Exercise directions: Work through the data line by line, gathering every line that has the word "this".

Data shown:
--------

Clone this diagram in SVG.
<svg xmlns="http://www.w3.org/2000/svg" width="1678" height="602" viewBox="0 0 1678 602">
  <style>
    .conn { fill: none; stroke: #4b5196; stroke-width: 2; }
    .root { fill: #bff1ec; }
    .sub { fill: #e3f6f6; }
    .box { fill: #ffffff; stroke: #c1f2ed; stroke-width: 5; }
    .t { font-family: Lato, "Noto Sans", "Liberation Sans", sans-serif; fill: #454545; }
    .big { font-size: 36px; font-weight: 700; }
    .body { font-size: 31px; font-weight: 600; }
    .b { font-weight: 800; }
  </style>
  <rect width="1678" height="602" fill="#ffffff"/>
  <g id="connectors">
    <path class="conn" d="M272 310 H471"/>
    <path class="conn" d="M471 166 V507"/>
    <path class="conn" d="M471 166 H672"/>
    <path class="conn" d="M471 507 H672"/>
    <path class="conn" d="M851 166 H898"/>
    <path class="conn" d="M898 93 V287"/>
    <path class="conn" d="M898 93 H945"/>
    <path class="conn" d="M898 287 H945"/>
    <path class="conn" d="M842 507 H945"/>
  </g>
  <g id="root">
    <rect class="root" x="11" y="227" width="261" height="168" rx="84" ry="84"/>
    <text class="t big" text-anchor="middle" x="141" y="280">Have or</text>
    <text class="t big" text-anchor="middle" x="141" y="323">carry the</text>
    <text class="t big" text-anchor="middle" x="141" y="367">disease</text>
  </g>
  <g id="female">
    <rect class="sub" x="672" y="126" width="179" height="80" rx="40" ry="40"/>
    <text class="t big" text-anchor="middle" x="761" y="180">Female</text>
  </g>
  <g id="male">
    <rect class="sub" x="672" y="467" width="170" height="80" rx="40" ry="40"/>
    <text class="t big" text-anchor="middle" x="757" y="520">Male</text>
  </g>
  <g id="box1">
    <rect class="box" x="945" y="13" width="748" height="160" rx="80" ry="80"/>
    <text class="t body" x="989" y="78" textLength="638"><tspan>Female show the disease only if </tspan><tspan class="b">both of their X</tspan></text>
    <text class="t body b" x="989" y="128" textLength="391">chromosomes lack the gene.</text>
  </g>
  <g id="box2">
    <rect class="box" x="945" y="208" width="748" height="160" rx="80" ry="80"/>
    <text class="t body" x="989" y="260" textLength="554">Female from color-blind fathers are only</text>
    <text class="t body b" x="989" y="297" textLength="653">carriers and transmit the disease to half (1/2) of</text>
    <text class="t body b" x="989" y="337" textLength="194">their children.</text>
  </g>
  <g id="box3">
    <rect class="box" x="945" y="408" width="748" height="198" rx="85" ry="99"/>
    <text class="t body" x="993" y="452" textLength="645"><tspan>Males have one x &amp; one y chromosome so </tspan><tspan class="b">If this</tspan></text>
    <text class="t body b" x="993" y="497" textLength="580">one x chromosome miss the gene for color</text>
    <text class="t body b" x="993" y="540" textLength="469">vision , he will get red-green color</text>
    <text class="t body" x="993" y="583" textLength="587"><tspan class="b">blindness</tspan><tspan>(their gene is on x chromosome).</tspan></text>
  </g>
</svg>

--------

Written response:
Clone this diagram in SVG.
    <text class="t body" x="993" y="452" textLength="645"><tspan>Males have one x &amp; one y chromosome so </tspan><tspan class="b">If this</tspan></text>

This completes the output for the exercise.